The year after we met, Patricia, who became my wife, and I, moved onto the second floor of a Victorian manor in North Plainfield, New Jersey. That winter of 1993-1994 was the coldest on record. We paid through the 12-foot ceilings for heating.
I read in The Fisherman about ice fishing on Round Valley Reservoir, but never joined in. During a move that August to Chester, New Jersey, I came close to throwing out my tip-ups. I had trout fished that spring, but compared to previous life as a commercial clammer, I was not connected to the land and water, and I almost tossed aside something essential to me.
Once established in Chester, I went through dozens of jobs before I began waiting tables for Larison's Turkey Farm. Patricia called the restaurant "Turkey Central." We married in 1997 shortly before I began working there. Larison's had been a landmark for six or seven decades. I think it is that long. I once sat down to dinner with Mr. Larison and a couple of others. He was 97, but the place went out of business just after I quit in 1999.
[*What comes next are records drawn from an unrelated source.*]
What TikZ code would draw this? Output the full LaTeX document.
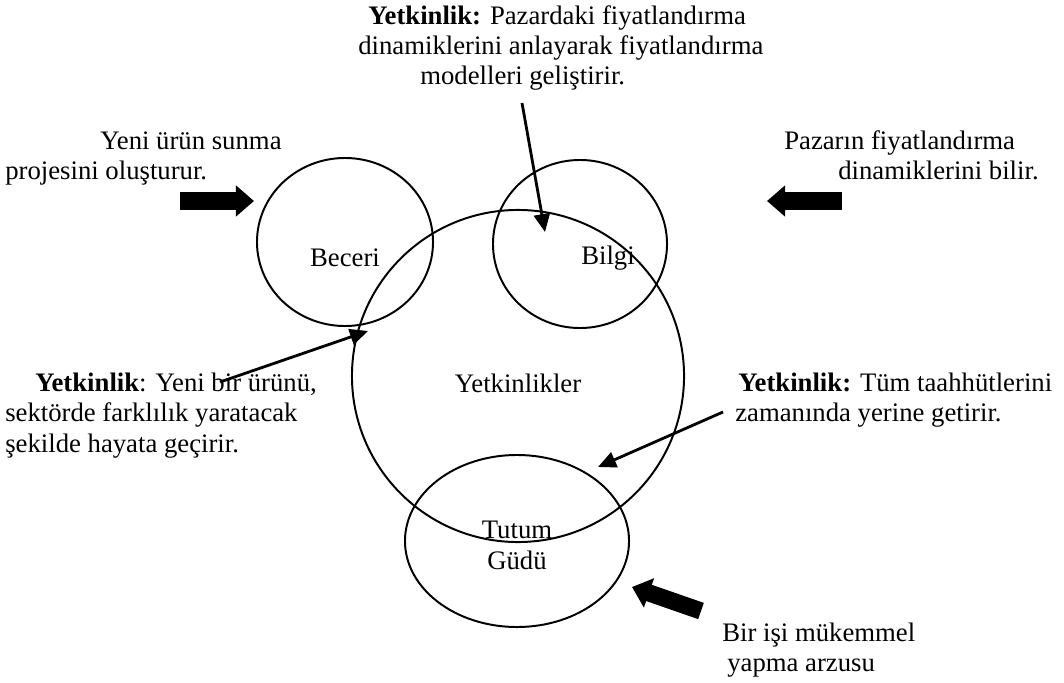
\documentclass[tikz,border=0pt]{standalone}
\usepackage{fontspec}
\setmainfont{Liberation Serif}
\usetikzlibrary{shapes.geometric,arrows.meta}

\begin{document}
\begin{tikzpicture}[x=0.025cm, y=-0.025cm,
  every node/.style={font=\fontsize{19}{30}\selectfont},
  txt/.style={anchor=base west, inner sep=0pt},
  ring/.style={ellipse, draw, line width=1.4pt, inner sep=0pt},
  fat/.style={line width=0.43cm, -{Triangle[length=0.45cm, width=0.75cm]}},
  thin/.style={line width=2pt, -{Triangle[length=0.45cm, width=0.4cm]}}]
  \useasboundingbox (0,0) rectangle (1064,683);
  % circles
  \node (beceri) [ring, minimum width=4.4cm, minimum height=4.2cm] at (345,242) {};
  \node (bilgi) [ring, minimum width=4.35cm, minimum height=4.2cm] at (580,244) {};
  \node (yetk) [ring, minimum width=8.3cm, minimum height=8.3cm] at (518,376) {};
  \node (tutum) [ring, minimum width=5.6cm, minimum height=4.3cm] at (517,541) {};
  \node (lbeceri) at (345,258) {Beceri};
  \node (lbilgi) at (608,258) {Bilgi};
  \node (lyetk) at (518,383) {Yetkinlikler};
  \node (ltutum) at (517,530) {Tutum};
  \node (lgudu) at (517,560) {Güdü};
  % texts
  \node (top1) [txt] at (368,25) {\textbf{Yetkinlik:} Pazardaki fiyatlandırma};
  \node (top2) [txt] at (358,55) {dinamiklerini anlayarak fiyatlandırma};
  \node (top3) [txt] at (420,85) {modelleri geliştirir.};
  \node (sol1) [txt] at (100,149) {Yeni ürün sunma};
  \node (sol2) [txt] at (5,179) {projesini oluşturur.};
  \node (sag1) [txt] at (784,149) {Pazarın fiyatlandırma};
  \node (sag2) [txt] at (838,179) {dinamiklerini bilir.};
  \node (ys1) [txt] at (35,391) {\textbf{Yetkinlik}: Yeni bir ürünü,};
  \node (ys2) [txt] at (5,421) {sektörde farklılık yaratacak};
  \node (ys3) [txt] at (5,452) {şekilde hayata geçirir.};
  \node (yr1) [txt] at (738,391) {\textbf{Yetkinlik:} Tüm taahhütlerini};
  \node (yr2) [txt] at (735,421) {zamanında yerine getirir.};
  \node (alt1) [txt] at (722,641) {Bir işi mükemmel};
  \node (alt2) [txt] at (727,671) {yapma arzusu};
  % fat arrows
  \coordinate (f1) at (180,201);
  \coordinate (g1) at (254,201);
  \coordinate (f2) at (842,201);
  \coordinate (g2) at (767,201);
  \coordinate (f3) at (701,611);
  \coordinate (g3) at (632,587);
  \draw [fat] (f1) -- (g1);
  \draw [fat] (f2) -- (g2);
  \draw [fat] (f3) -- (g3);
  % thin arrows
  \coordinate (a1) at (522,103);
  \coordinate (b1) at (545,232);
  \coordinate (a2) at (220,382);
  \coordinate (b2) at (368,331);
  \coordinate (a3) at (723,412);
  \coordinate (b3) at (598,467);
  \draw [thin] (a1) -- (b1);
  \draw [thin] (a2) -- (b2);
  \draw [thin] (a3) -- (b3);
\end{tikzpicture}
\end{document}
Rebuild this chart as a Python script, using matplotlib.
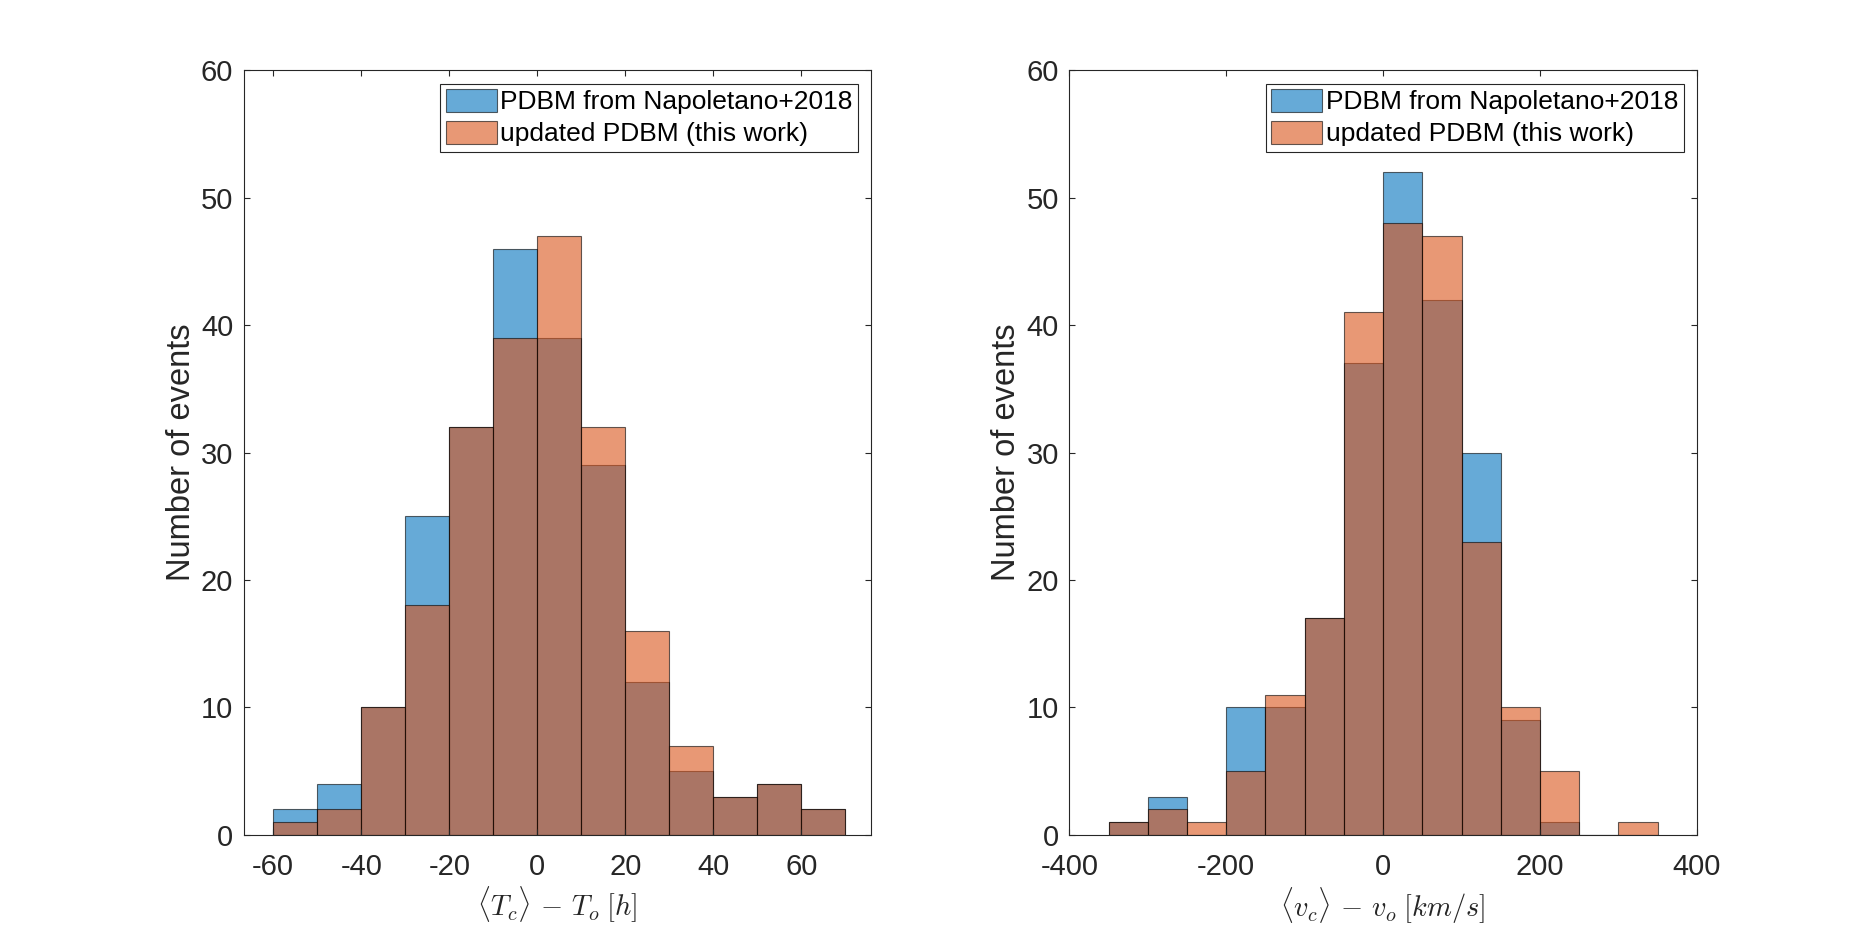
import numpy as np
import matplotlib
matplotlib.use("Agg")
import matplotlib.pyplot as plt

# Left panel: arrival-time error histogram (bin width 10 h)
t_edges = np.arange(-60, 71, 10)
t_old = [2, 4, 10, 25, 32, 46, 39, 29, 12, 5, 3, 4, 2]
t_new = [1, 2, 10, 18, 32, 39, 47, 32, 16, 7, 3, 4, 2]

# Right panel: speed error histogram (bin width 50 km/s)
v_edges = np.arange(-350, 351, 50)
v_old = [1, 3, 0, 10, 10, 17, 37, 52, 42, 30, 9, 1, 0, 0]
v_new = [1, 2, 1, 5, 11, 17, 41, 48, 47, 23, 10, 5, 0, 1]

labels = ["PDBM from Napoletano+2018", "updated PDBM (this work)"]
BLUE = (0.0, 0.447, 0.741)
ORANGE = (0.85, 0.325, 0.098)
GRAY = "#262626"

plt.rcParams["font.family"] = ["Liberation Sans", "DejaVu Sans"]
plt.rcParams["mathtext.fontset"] = "cm"
plt.rcParams["axes.unicode_minus"] = False

fig = plt.figure(figsize=(18.75, 9.38), dpi=100)
ax1 = fig.add_axes([0.13, 0.11, 0.3347, 0.815])
ax2 = fig.add_axes([0.5703, 0.11, 0.3347, 0.815])


def draw_panel(ax, edges, old, new, xlim, xticks, xlabel):
    width = edges[1] - edges[0]
    for counts, color, lab in [(old, BLUE, labels[0]), (new, ORANGE, labels[1])]:
        ax.bar(edges[:-1], counts, width=width, align="edge", color=color,
               alpha=0.6, edgecolor="black", linewidth=0.8, label=lab)
    ax.set_xlim(*xlim)
    ax.set_ylim(0, 60)
    ax.set_xticks(xticks)
    ax.set_yticks(np.arange(0, 61, 10))
    ax.tick_params(direction="in", length=4.5, width=0.8, colors=GRAY,
                   labelsize=21, top=True, right=True)
    ax.tick_params(axis="x", pad=13)
    ax.tick_params(axis="y", pad=7.5)
    for sp in ax.spines.values():
        sp.set_color(GRAY)
        sp.set_linewidth(0.8)
    ax.set_ylabel("Number of events", fontsize=23.5, color=GRAY, labelpad=3)
    ax.set_xlabel(xlabel, fontsize=20.5, color=GRAY, labelpad=3)
    leg = ax.legend(loc="upper right", fontsize=19, fancybox=False,
                    edgecolor=GRAY, framealpha=1, borderpad=0.2,
                    labelspacing=0.25, handlelength=1.93, handleheight=0.95,
                    handletextpad=0.15, borderaxespad=0.5)
    leg.get_frame().set_linewidth(0.8)
    for h in leg.legend_handles:
        h.set_alpha(0.6)


draw_panel(ax1, t_edges, t_old, t_new, (-66.7, 75.9), np.arange(-60, 61, 20),
           r"$\langle T_c \rangle \,-\, T_o\;[h]$")
draw_panel(ax2, v_edges, v_old, v_new, (-400, 400), np.arange(-400, 401, 200),
           r"$\langle v_c \rangle \,-\, v_o\;[km/s]$")

plt.savefig("out.png", dpi=100)
plt.close()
I felt like Benjamin Franklin stepped out of existence.
The bald eagle became the national symbol, not the wild turkey that Franklin suggested, but the wild turkey is one whacky bird that symbolizes the Great Thanksgiving Feast of Friends, the social cluster jam that can incentivize capitalism from the ground up, not from the high venture command that levels the field for everyone but vultures. The crowds were steady at Larison's and the work reliable. Fun too, that place was a riot.
But before I began working at Larison's, during January 1997, I ice fished Little Swartswood Lake with a friend's son. The friend had also shellfished with me behind Long Beach Island. My passion for ice fishing surged. All these years later, I remember this with crisp focus.
The next weekend I began ice fishing Budd Lake. For three winters, most of my fishing was solitary, and the best I remember of these outings was a frigid, 15-degree afternoon when I encountered a loneliness that would have been unbelievable to me growing up.
I not only faced it without depression, I relished it as the very essence distilled of my struggling life. It took a few seasons before I felt this at its best, and the vibrant social scene at Larison's didn't cheat the experience. I had worked hundreds of jobs since I began taking them in 1987, along with shellfishing sporadically until 1993. Most of them temping, I had a dozen agencies, so all told, I'd say I worked close to 300 jobs in about a decade. I was conscientiousness and a hard worker, if I could be. Sometimes I was so self-divided hard work wasn't possible, yet conscience remained.
In essence, I'm a writer, not a workin' man. Clearly at odds with the expected, I'm nevertheless the most persistent man I've known. Besides, on that issue of work, I've never met anyone else who has worked as many different jobs. After that decade--I was ice fishing Budd Lake with a friend by this time--I found a job I could accept long term and stayed with it for 13 years. But I've had the goal of success as a writer from the age of 16. Nothing has stopped me.
Budd Lake could have been the moon. It was beautiful. I can't tell you how precious physical light really is. And ice stepped on. I was like an astronaut from a spacecraft I not only manned alone, but built alone. The spacecraft of my unknown life, which I know well enough to have done it successfully.